Designed by Thomas Woltz, of Nelson Byrd Woltz Landscape Architects, and incorporating the plants and topography of northern Alberta into a traditional Mughal garden design, the 4.8-hectare garden will feature secluded forest paths, stepped terraces that change with the seasons, geometric water features streaming into wetlands, and an orchard populated by local species. An interpretive program will help visitors understand the plants and art featured in the garden.
Named in recognition of the gift, which comes out of a longstanding relationship between the University of Alberta and the Muslim spiritual leader dating back to 2006, the Aga Khan Garden commemorates both the hundred and fiftieth anniversary of Canada and the Diamond Jubilee celebrations marking sixty years since the Aga Khan became the forty-ninth Hereditary Imam of the Ismaili Muslims, a Shia sect. His Highness, who also chairs the Aga Khan Development Network (AKDN), has restored and built parks and gardens around the world, including parks in Cairo, Kabul, and Delhi.
"On the hundred and fiftieth anniversary of Canada, it is appropriate that we are creating together a Mughal-style garden which echoes the great contributions that Muslims have made to world heritage," said His Highness the Aga Khan. "The Mughals built the Taj Mahal and Humayun's Tomb and the gardens around them, so the university's embrace of this project is an inherently pluralistic act. The creation of this garden therefore both deepens an existing partnership and illustrates the pluralistic nature of this country.
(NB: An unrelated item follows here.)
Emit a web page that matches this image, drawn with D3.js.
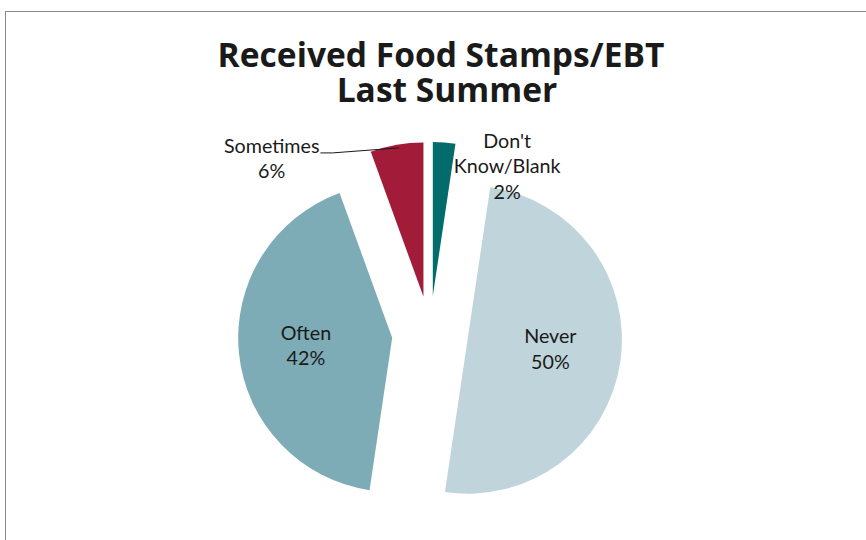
<!DOCTYPE html>
<html>
<head>
<meta charset="utf-8">
<script src="https://cdn.jsdelivr.net/npm/d3@7"></script>
<style>
  html, body { margin: 0; padding: 0; background: #fff; }
  svg { display: block; }
  text { font-family: Lato, "Open Sans", sans-serif; fill: #1a1a1a; }
  .title { font-family: "Open Sans", Lato, sans-serif; font-weight: bold; }
</style>
</head>
<body>
<svg id="chart" width="866" height="540"></svg>
<script>
// ---- data ----
const titleLines = ["Received Food Stamps/EBT", "Last Summer"];
const categories = ["Don't Know/Blank", "Never", "Often", "Sometimes"];
const labelLines = [["Don't", "Know/Blank"], ["Never"], ["Often"], ["Sometimes"]];
const values = [2.35, 50.0, 42.1, 5.55];
const percentLabels = ["2%", "50%", "42%", "6%"];
const colors = ["#026b6c", "#c0d4db", "#7eacb6", "#a21b38"];

// ---- layout ----
const cx = 430, cy = 334, R = 154, explode = 38;
const labelFont = 19.7, lineH = 25.5;
const titleWidth = 447;
const labelMode = ["outside", "inside", "inside", "outside"];
const outsideOffset = [[63, 5], null, null, [-125, 8]];
const insideShift = [null, [-1, -11], [-2, -9], null];

const svg = d3.select("#chart");

// chart border (clipped at right/bottom like the reference)
svg.append("rect")
  .attr("x", 5.5).attr("y", 11.5)
  .attr("width", 880).attr("height", 560)
  .attr("fill", "none").attr("stroke", "#8a8a8a").attr("stroke-width", 1);

// title (single text element, two lines)
const title = svg.append("text").attr("class", "title")
  .attr("text-anchor", "middle").style("font-size", "32px");
const t1 = title.append("tspan").attr("x", 441).attr("y", 67).text(titleLines[0]);
const w1 = t1.node().getComputedTextLength();
const titleSize = 32 * titleWidth / w1;
title.style("font-size", titleSize + "px");
title.append("tspan").attr("x", 447).attr("y", 102).text(titleLines[1]);

const pie = d3.pie().sort(null).value(d => d)(values);
const arc = d3.arc().innerRadius(0).outerRadius(R);

function offsetOf(d) {
  const m = (d.startAngle + d.endAngle) / 2;
  return [explode * Math.sin(m), -explode * Math.cos(m)];
}

const g = svg.append("g").attr("transform", `translate(${cx},${cy})`);

g.selectAll("path.slice").data(pie).enter().append("path")
  .attr("class", "slice")
  .attr("d", arc)
  .attr("fill", (d, i) => colors[i])
  .attr("transform", d => { const o = offsetOf(d); return `translate(${o[0]},${o[1]})`; });

// labels
pie.forEach((d, i) => {
  const o = offsetOf(d);
  const m = (d.startAngle + d.endAngle) / 2;
  const lines = labelLines[i].concat([percentLabels[i]]);
  let x, yFirst;
  if (labelMode[i] === "inside") {
    const rr = R * 0.55;
    x = o[0] + rr * Math.sin(m) + insideShift[i][0];
    const yc = o[1] - rr * Math.cos(m);
    yFirst = yc - (lines.length - 1) * lineH / 2 + 15 + insideShift[i][1];
  } else {
    const px = o[0] + R * Math.sin(m), py = o[1] - R * Math.cos(m);
    x = px + outsideOffset[i][0];
    yFirst = py + outsideOffset[i][1];
  }
  const t = g.append("text").attr("text-anchor", "middle").style("font-size", labelFont + "px");
  lines.forEach((ln, k) => {
    t.append("tspan").attr("x", x).attr("y", yFirst + k * lineH).text(ln);
  });

  // leader line for Sometimes
  if (categories[i] === "Sometimes") {
    const bb = t.node().getBBox();
    const px = o[0] + (R - 3) * Math.sin(m) + 2, py = o[1] - (R - 3) * Math.cos(m);
    const sx = bb.x + bb.width + 1, sy = yFirst;
    g.append("path")
      .attr("d", d3.line()([[sx, sy], [sx + 12, sy], [px, py]]))
      .attr("fill", "none").attr("stroke", "#1a1a1a").attr("stroke-width", 1);
  }
});
</script>
</body>
</html>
Measures like this should be encouraged, both here and abroad."
"The Aga Khan Garden will be a place to connect with nature, a place of inspiration, and a place where cultural understanding will grow," said Alberta University president David Turpin. "We are honored and grateful that the Aga Khan, a champion of openness and understanding between cultures, selected the University of Alberta for this wonderful gift."